Do this: From the entries that follow, reproduce exactly and only the lines from the line with "Clone this chart in Bokeh." to the line with "from bokeh.resources import INLINE", endpoints included.

+++ Working data +++

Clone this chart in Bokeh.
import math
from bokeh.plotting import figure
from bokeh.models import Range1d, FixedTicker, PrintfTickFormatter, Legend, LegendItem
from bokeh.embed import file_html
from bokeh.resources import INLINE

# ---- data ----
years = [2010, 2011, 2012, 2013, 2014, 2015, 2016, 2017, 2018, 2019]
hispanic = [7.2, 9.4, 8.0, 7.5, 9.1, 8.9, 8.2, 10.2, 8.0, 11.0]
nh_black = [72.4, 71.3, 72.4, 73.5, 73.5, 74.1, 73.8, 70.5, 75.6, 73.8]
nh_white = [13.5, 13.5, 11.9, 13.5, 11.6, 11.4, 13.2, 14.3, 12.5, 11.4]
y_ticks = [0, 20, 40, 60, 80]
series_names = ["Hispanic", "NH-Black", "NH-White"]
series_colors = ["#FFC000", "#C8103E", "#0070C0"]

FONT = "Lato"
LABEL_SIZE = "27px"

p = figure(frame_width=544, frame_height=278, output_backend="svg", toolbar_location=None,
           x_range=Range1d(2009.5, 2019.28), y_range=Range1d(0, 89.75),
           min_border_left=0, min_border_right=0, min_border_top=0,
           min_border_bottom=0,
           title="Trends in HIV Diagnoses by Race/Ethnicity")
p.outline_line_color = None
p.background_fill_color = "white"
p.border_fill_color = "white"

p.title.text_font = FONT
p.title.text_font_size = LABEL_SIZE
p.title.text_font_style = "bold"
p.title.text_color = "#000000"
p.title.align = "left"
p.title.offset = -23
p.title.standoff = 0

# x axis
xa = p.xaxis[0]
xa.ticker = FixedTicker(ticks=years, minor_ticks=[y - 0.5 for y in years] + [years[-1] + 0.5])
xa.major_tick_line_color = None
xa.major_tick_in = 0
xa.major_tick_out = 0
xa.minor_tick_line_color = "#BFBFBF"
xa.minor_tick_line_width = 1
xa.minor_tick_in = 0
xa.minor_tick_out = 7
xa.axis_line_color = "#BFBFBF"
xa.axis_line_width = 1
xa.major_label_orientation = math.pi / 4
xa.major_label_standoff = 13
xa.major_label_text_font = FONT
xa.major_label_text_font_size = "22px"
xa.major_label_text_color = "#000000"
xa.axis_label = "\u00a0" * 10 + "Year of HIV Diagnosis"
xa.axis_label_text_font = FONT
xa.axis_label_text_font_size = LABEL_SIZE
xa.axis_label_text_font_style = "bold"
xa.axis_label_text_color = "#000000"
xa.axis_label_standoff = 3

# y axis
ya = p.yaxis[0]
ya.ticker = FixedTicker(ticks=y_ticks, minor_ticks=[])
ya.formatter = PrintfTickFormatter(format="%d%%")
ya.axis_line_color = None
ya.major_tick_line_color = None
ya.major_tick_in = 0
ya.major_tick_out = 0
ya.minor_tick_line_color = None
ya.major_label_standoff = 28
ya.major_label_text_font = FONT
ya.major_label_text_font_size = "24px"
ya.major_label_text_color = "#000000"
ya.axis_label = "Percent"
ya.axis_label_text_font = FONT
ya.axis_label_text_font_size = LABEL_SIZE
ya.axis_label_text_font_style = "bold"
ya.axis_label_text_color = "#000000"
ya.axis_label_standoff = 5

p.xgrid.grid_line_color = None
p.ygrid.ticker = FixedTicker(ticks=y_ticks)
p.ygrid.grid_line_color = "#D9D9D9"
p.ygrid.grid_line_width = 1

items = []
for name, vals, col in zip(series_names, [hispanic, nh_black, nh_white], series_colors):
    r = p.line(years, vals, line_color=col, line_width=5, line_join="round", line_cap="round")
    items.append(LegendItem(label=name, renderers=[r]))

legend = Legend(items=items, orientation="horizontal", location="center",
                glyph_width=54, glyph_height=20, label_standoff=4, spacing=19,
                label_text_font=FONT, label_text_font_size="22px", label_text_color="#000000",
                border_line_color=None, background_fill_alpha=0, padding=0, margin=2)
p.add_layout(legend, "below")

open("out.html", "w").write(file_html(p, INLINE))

+++
+++ Working data +++

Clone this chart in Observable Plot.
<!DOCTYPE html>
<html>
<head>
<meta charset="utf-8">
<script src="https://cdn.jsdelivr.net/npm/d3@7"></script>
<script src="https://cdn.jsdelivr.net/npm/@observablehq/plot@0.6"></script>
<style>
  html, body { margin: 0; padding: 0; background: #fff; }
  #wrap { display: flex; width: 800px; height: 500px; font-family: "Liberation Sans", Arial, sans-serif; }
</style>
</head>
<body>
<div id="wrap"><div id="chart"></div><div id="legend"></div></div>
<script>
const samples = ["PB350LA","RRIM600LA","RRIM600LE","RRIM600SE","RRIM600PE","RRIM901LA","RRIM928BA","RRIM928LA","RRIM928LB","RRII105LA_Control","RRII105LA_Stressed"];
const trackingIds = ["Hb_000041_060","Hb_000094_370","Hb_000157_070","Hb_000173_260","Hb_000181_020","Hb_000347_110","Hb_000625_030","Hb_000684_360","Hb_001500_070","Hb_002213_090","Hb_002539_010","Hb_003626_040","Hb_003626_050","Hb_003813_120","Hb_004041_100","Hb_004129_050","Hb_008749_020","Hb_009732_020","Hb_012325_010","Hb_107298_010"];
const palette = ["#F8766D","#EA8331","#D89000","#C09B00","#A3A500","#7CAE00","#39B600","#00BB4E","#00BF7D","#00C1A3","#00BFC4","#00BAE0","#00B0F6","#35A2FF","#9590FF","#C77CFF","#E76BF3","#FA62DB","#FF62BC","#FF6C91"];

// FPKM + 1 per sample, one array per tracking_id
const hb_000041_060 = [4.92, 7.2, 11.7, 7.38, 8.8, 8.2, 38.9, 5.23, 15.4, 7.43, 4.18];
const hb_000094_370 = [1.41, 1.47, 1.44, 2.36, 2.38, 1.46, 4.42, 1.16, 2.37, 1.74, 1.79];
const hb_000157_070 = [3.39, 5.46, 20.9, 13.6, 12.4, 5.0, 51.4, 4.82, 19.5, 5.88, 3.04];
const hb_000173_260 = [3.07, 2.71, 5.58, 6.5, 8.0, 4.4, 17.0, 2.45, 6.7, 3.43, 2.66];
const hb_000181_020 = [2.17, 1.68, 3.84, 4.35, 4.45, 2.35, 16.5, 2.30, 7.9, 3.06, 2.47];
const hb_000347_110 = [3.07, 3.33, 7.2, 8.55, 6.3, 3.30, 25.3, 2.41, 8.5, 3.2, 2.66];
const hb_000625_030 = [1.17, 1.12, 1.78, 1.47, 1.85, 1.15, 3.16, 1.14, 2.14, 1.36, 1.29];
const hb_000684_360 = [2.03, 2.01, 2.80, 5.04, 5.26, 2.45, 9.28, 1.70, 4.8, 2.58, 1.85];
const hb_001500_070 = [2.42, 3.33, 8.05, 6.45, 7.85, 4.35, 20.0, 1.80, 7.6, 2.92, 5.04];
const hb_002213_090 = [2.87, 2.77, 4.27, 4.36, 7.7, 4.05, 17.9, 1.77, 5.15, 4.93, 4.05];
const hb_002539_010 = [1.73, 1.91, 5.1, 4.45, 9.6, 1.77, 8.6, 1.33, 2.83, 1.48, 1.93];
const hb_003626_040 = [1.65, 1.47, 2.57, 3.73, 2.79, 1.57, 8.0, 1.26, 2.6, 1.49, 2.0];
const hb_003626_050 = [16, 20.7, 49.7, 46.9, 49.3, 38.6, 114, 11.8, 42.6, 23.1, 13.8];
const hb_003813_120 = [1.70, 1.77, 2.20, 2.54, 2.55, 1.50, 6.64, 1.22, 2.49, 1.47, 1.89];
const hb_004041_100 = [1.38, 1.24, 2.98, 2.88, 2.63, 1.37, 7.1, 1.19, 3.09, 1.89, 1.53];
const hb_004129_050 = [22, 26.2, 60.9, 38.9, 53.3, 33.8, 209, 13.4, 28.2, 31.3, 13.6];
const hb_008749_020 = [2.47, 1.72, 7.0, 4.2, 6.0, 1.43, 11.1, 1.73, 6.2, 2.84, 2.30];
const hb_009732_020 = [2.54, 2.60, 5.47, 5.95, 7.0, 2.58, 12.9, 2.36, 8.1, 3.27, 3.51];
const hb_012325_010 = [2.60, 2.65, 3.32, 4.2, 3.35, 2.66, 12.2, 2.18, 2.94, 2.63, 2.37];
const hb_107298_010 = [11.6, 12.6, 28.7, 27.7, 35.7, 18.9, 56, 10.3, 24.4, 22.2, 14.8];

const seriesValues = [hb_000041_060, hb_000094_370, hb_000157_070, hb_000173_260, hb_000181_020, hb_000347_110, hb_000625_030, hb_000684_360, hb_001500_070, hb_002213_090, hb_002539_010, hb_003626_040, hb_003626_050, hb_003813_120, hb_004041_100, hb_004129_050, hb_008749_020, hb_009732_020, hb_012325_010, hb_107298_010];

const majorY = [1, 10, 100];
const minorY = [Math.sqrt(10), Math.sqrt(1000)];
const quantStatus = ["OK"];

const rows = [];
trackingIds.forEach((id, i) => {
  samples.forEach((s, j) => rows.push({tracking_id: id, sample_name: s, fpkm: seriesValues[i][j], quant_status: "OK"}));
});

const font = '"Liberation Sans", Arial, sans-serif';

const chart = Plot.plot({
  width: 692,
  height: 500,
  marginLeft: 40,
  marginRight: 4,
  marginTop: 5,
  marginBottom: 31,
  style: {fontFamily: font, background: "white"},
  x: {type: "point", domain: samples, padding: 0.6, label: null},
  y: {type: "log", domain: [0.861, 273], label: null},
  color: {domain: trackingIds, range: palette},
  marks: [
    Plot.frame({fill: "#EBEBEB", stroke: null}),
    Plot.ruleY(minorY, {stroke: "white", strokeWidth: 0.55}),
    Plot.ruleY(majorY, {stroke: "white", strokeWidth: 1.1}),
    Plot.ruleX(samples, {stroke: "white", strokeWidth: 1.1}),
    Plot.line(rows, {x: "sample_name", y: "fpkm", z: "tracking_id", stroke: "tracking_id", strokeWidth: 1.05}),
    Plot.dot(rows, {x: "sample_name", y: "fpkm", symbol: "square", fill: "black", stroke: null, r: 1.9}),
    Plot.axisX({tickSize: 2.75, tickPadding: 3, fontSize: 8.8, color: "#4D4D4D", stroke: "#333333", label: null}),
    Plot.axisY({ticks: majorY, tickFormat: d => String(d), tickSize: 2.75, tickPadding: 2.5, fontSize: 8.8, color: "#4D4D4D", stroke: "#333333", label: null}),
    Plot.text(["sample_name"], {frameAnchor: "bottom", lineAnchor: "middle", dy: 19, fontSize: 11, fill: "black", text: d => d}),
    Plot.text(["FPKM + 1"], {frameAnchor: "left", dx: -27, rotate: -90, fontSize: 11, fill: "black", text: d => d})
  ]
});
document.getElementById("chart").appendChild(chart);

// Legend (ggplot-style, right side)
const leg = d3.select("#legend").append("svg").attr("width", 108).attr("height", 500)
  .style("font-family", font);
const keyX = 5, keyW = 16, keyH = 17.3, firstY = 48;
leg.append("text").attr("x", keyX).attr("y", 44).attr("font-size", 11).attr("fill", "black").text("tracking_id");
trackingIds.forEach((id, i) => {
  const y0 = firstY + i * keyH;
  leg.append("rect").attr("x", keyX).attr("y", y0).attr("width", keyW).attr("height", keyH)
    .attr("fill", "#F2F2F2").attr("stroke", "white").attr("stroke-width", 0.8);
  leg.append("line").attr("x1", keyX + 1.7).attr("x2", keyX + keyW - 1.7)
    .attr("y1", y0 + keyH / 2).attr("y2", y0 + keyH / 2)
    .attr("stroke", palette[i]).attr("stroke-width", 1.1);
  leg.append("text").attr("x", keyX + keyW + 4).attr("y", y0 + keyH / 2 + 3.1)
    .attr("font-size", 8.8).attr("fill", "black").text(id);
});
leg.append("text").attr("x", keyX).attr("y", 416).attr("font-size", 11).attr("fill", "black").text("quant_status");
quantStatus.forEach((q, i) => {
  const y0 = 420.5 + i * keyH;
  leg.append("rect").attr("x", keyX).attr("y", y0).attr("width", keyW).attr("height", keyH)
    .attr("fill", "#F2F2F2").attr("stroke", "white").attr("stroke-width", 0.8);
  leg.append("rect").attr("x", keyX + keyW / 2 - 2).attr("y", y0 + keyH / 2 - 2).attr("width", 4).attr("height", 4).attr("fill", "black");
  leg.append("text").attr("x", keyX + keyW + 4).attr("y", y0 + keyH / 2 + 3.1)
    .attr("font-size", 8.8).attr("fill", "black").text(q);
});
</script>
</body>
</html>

+++

Expected answer:
Clone this chart in Bokeh.
import math
from bokeh.plotting import figure
from bokeh.models import Range1d, FixedTicker, PrintfTickFormatter, Legend, LegendItem
from bokeh.embed import file_html
from bokeh.resources import INLINE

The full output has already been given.